**Objective:** Everything from the line with "Reproduce this chart with Chart.js." down to the line with "const titleText = 'Heating Oil';" below must be printed exactly, those two lines included. Exclude pictures.

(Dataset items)
◇ ◇ ◇ ◇
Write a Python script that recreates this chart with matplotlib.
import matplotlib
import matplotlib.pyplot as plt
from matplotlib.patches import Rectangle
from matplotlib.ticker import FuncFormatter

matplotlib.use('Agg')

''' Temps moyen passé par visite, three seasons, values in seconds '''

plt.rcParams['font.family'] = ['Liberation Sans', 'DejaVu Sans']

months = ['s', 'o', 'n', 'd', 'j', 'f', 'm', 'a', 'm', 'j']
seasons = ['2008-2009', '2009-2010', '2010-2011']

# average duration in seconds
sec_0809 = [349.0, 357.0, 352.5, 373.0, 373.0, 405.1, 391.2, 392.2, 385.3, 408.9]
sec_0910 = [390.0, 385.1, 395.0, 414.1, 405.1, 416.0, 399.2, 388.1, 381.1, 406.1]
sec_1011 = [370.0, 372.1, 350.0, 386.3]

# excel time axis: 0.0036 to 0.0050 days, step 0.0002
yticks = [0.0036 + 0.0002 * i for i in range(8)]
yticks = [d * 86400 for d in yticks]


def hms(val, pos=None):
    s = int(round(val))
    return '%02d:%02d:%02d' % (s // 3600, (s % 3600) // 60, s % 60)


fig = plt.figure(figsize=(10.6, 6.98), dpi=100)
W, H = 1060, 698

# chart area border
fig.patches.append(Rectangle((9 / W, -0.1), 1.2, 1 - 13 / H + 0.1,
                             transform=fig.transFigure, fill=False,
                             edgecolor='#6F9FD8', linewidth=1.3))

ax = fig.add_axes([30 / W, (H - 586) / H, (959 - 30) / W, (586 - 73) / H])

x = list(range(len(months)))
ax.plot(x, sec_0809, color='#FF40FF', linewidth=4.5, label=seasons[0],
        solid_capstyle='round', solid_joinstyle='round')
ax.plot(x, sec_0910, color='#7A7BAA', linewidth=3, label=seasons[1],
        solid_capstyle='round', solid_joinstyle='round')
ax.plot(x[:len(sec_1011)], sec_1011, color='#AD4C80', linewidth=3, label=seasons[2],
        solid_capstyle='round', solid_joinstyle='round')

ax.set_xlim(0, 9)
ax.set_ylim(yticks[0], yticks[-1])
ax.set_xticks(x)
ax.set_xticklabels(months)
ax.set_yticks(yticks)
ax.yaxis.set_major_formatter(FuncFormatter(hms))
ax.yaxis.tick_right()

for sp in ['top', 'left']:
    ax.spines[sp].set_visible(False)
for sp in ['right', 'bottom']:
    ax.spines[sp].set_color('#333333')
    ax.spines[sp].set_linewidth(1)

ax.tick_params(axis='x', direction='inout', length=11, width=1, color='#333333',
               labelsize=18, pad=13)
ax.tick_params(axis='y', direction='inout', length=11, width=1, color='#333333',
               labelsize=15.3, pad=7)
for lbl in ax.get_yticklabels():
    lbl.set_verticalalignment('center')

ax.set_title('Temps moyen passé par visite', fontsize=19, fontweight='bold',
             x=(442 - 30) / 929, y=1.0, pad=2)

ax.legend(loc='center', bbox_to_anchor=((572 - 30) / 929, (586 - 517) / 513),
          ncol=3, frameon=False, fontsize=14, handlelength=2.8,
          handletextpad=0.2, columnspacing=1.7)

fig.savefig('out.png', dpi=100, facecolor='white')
◇ ◇ ◇ ◇
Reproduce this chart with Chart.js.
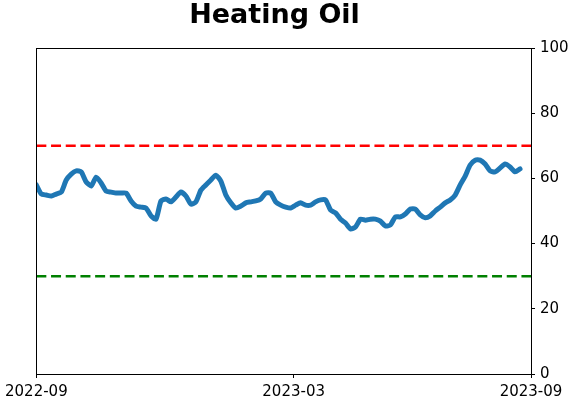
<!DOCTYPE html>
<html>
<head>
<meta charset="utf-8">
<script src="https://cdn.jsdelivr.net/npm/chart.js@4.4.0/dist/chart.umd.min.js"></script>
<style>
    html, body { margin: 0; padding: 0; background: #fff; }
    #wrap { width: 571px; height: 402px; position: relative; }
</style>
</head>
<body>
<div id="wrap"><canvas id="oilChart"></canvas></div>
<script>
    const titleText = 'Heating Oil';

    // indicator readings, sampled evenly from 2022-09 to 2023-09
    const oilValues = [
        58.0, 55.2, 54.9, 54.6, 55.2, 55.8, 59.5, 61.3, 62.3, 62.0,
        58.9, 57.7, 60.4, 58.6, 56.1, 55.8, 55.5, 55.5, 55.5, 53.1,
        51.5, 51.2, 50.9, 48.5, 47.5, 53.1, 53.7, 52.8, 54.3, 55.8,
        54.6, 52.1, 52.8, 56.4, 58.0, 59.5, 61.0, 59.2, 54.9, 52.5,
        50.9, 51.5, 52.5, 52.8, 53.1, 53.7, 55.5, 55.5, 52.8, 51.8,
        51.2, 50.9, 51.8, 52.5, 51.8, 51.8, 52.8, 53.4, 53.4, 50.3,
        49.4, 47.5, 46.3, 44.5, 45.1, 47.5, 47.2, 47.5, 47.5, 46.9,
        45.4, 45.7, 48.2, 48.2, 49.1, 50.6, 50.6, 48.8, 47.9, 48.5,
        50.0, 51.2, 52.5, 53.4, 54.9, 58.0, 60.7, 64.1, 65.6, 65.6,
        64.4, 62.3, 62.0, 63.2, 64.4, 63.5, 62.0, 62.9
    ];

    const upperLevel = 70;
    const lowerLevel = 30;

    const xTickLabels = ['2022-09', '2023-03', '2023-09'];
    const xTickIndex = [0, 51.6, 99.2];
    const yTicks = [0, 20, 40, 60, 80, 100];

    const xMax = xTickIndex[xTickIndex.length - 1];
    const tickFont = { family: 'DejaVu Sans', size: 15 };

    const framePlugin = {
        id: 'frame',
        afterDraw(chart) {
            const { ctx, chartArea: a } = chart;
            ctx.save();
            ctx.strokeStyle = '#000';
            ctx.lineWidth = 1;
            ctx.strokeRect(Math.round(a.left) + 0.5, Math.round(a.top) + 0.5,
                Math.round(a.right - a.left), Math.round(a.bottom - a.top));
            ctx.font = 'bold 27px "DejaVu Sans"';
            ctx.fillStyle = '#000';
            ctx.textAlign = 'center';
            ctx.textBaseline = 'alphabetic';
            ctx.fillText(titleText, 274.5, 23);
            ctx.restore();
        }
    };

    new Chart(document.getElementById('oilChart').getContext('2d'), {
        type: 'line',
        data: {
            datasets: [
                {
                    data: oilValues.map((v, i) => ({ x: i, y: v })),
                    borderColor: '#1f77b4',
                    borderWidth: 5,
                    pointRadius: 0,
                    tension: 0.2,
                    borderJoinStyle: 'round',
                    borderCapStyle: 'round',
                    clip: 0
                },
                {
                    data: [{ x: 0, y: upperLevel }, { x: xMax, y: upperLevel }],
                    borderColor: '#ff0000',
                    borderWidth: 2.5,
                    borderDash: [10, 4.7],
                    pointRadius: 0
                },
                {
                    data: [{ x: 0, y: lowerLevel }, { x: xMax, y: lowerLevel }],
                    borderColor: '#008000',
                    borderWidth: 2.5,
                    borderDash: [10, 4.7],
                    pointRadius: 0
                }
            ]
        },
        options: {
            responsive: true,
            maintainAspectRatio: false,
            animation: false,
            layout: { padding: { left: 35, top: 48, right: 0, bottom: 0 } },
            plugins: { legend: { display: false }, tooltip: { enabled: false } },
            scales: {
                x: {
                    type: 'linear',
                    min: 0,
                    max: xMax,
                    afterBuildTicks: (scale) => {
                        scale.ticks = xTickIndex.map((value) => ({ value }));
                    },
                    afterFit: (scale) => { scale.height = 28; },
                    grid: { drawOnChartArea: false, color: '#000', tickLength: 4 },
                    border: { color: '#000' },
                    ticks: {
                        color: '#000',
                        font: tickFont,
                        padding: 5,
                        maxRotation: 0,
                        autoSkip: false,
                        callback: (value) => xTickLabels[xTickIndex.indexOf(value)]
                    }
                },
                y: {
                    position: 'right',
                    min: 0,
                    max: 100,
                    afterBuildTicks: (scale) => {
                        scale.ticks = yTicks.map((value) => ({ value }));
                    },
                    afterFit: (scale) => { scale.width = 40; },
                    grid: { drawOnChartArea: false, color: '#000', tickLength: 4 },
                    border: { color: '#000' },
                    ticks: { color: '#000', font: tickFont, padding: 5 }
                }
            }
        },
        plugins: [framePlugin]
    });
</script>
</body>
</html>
◇ ◇ ◇ ◇
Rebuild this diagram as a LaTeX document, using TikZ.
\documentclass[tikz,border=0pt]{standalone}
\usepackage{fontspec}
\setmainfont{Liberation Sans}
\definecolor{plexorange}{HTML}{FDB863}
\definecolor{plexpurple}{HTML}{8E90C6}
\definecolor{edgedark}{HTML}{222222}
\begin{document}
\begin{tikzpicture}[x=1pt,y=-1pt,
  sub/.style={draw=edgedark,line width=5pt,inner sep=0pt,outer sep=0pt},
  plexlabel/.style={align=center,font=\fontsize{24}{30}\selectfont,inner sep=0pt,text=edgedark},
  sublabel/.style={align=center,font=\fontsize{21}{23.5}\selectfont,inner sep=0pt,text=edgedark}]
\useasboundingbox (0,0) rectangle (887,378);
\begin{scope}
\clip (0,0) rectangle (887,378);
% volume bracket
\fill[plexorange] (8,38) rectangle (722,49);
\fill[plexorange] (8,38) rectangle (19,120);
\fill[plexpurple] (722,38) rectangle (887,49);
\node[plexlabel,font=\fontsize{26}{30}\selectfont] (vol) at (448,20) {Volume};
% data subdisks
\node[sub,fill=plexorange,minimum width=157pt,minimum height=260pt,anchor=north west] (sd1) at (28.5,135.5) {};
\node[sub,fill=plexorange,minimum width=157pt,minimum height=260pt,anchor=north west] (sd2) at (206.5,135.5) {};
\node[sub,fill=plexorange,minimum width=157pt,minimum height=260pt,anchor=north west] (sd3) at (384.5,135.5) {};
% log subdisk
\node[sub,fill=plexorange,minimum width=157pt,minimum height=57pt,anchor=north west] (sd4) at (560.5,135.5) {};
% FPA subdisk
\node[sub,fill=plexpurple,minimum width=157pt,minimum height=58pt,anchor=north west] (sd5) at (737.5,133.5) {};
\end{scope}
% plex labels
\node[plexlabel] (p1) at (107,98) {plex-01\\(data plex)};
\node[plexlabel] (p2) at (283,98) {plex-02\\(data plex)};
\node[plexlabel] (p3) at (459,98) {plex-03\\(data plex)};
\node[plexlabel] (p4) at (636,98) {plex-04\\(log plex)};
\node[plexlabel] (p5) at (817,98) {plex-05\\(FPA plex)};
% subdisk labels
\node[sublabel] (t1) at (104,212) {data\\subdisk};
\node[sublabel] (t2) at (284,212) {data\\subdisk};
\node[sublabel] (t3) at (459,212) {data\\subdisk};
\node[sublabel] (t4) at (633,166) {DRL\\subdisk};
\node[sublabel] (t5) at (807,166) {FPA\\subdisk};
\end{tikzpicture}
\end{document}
◇ ◇ ◇ ◇
**Task solution:**
Reproduce this chart with Chart.js.
<!DOCTYPE html>
<html>
<head>
<meta charset="utf-8">
<script src="https://cdn.jsdelivr.net/npm/chart.js@4.4.0/dist/chart.umd.min.js"></script>
<style>
    html, body { margin: 0; padding: 0; background: #fff; }
    #wrap { width: 571px; height: 402px; position: relative; }
</style>
</head>
<body>
<div id="wrap"><canvas id="oilChart"></canvas></div>
<script>
    const titleText = 'Heating Oil';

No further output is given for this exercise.